The previous two articles discussed 1) the impact on cognition after a concussion and 2) cognitive rehabilitation after a concussion, yet there are a few factors to consider when we discuss cognitive health, or brain health.
When it comes to our health and wellbeing, there are many factors that reciprocally interact. We also need to look at cognition holistically. Think back on a time when you were sleep deprived, or sick with a cold, or emotionally overwhelmed. You likely were not thinking as sharply as you usually do. After a concussion there are direct and negative impacts to cognition, due to the diffuse nature of the injury, as discussed in that first article. Yet, there are also secondary impacts to cognition. The purpose of this article is to go beyond concussion and explore the factors that impact cognition more broadly. Let us title this holistic view of cognition – brain health.

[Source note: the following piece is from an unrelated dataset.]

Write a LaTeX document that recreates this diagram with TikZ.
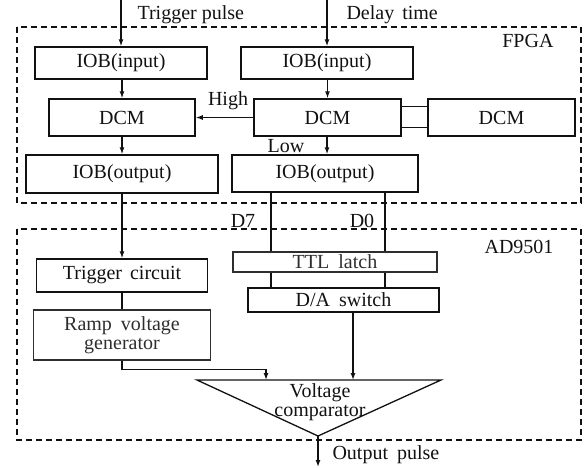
\documentclass[tikz,border=0pt]{standalone}
\usepackage{fontspec}
\setmainfont{Liberation Serif}
\usepackage{tikz}
\usetikzlibrary{positioning, calc, arrows.meta}
\definecolor{BlockInk}{HTML}{111111}
\definecolor{softGray}{HTML}{2E2E2E}

\begin{document}
\begin{tikzpicture}[x=1pt, y=-1pt, font=\fontsize{20}{19}\selectfont, text=BlockInk,
  blk/.style={draw=BlockInk, line width=1.5pt, inner sep=0pt, align=center},
  thinblk/.style={draw=softGray, line width=1.1pt, inner sep=0pt, align=center, text=softGray},
  chip/.style={draw=BlockInk, line width=1.3pt, dash pattern=on 6pt off 4pt},
  wire/.style={draw=BlockInk, line width=1.3pt},
  flow/.style={wire, -{Latex[length=7pt,width=5pt]}}]
  \useasboundingbox (0,0) rectangle (585,467);
  % chip outlines
  \draw[chip] (17,27) rectangle (581,203);
  \draw[chip] (17,229) rectangle (581,440);
  \node[anchor=east] (fpga) at (557,41) {FPGA};
  \node[anchor=east] (adc) at (557,247) {AD9501};
  % FPGA blocks
  \node[blk, minimum width=172pt, minimum height=32pt] (inL) at (121,63) {IOB(input)};
  \node[blk, minimum width=172pt, minimum height=32pt] (inR) at (327,63) {IOB(input)};
  \node[blk, minimum width=146pt, minimum height=37pt] (dcmL) at (122,117.5) {DCM};
  \node[blk, minimum width=147pt, minimum height=37pt] (dcmM) at (327.5,117.5) {DCM};
  \node[blk, minimum width=147pt, minimum height=37pt] (dcmR) at (501.5,117.5) {DCM};
  \node[blk, minimum width=192pt, minimum height=38pt] (outL) at (122,174) {IOB(output)};
  \node[blk, minimum width=186pt, minimum height=37pt] (outR) at (325,173.5) {IOB(output)};
  % AD9501 blocks
  \node[blk, minimum width=171pt, minimum height=33pt] (trig) at (122,275.5) {Trigger\hspace{3pt} circuit};
  \node[thinblk, minimum width=177pt, minimum height=50pt] (ramp) at (122,335) {Ramp\hspace{4pt} voltage\\generator};
  \node[thinblk, minimum width=204pt, minimum height=20pt] (ttl) at (335,262) {TTL\hspace{4pt} latch};
  \node[blk, minimum width=191pt, minimum height=24pt] (da) at (343.5,300) {D/A\hspace{4pt} switch};
  % comparator
  \coordinate (cmpL) at (197,380);
  \coordinate (cmpR) at (441,380);
  \coordinate (cmpTip) at (318,436);
  \draw[wire] (cmpL) -- (cmpR) -- (cmpTip) -- cycle;
  \node[align=center] (cmp) at (320,402) {Voltage\\comparator};
  \coordinate (cmpA) at (266,380);
  \coordinate (cmpB) at (353,380);
  % inputs and output
  \coordinate (trigIn) at (121,0);
  \coordinate (delayIn) at (327,0);
  \coordinate (pulseOut) at (318,467);
  \node[anchor=west] (trigTxt) at (134,15) {Trigger pulse};
  \node[anchor=west] (delayTxt) at (343,15) {Delay\hspace{3pt} time};
  \node[anchor=west] (outTxt) at (329,455) {Output\hspace{4pt} pulse};
  % data bus
  \coordinate (busA) at (271,0);
  \coordinate (busB) at (385,0);
  \node (d7) at (243,221) {D7};
  \node (d0) at (362,221) {D0};
  \node (high) at (228,101) {High};
  \node (low) at (286,146) {Low};
  % connectors
  \draw[flow] (trigIn) -- (inL);
  \draw[flow] (delayIn) -- (inR);
  \draw[flow] (inL.south -| dcmL) -- (dcmL);
  \draw[flow] (inR.south -| dcmM) -- (dcmM);
  \draw[flow] (dcmL) -- (outL);
  \draw[flow] (dcmM.south -| inR) -- (outR.north -| inR);
  \draw[flow] (dcmM) -- (dcmL);
  \draw[wire] ([yshift=11pt]dcmM.east) -- ([yshift=11pt]dcmR.west);
  \draw[wire] ([yshift=-10pt]dcmM.east) -- ([yshift=-10pt]dcmR.west);
  \draw[flow] (outL) -- (trig);
  \draw[wire] (trig) -- (ramp);
  \draw[wire] (outR.south -| busA) -- (ttl.north -| busA);
  \draw[wire] (outR.south -| busB) -- (ttl.north -| busB);
  \draw[wire] (ttl.south -| busA) -- (da.north -| busA);
  \draw[wire] (ttl.south -| busB) -- (da.north -| busB);
  \draw[flow] (ramp.south) -- ++(0,9) -| (cmpA);
  \draw[flow] (da.south -| cmpB) -- (cmpB);
  \draw[flow] (cmpTip) -- (pulseOut);
\end{tikzpicture}
\end{document}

We all know the importance of a good night’s sleep the night before an exam, that sleep is the best medicine, and perhaps that sleep may play a role in memory consolidation. Sleep is one of those lifestyle variables that very obviously impacts cognition. Sleep deprivation has been shown to reduce the capacity for attention (focused, sustained, and divided), working memory, long-term memory, processing speed, reaction time, response inhibition, and executive functioning (including logical reasoning, decision making; Alhola & Polo-Kantola, 2007).
In addition, chronic partial sleep deprivation may also lead to reduction in cognitive performance and may contribute to the formation of Alzheimer’s like pathology in the brain (Alhola & Polo-Kantola, 2007; Holth et al., 2019). Therefore, to ensure that your brain is healthy, make sure that you’re getting enough sleep!
If a panacea does exist, it’s surely exercise. We all know how important exercise is to physical and mental health, but exercise also has many benefits on cognition. In meta-analyses looking at the impact of regular aerobic exercise on cognition in adults (Smith et al., 2010) we see improvement in attention, processing speed, memory (although not working memory), and executive functioning. The effect is also present across the lifespan, seen in children (Sibley & Etnier, 2003) and in older adults (Northey, Cherbuin, Pumpa, Smee, & Rattray, 2018).
In a meta-analysis of the effects of acute exercise on cognition, testing during, or immediately after, exercise we see a small positive effect on cognition in general (Chang, Labban, Gapin, & Etnier,., 2012). There are even greater improvements in cognition for individuals with higher fitness levels, after longer periods of exercise, and also most impact on executive functioning. Therefore, a method to improve cognition – is regular exercise.
In summary, to promote cognitive functioning, you need to promote brain health in general. The beauty of it, is that all of this is all common sense. If you’re living a healthy lifestyle, your cognitive functioning, along with your psychological and physical functioning, will also be at it’s peak.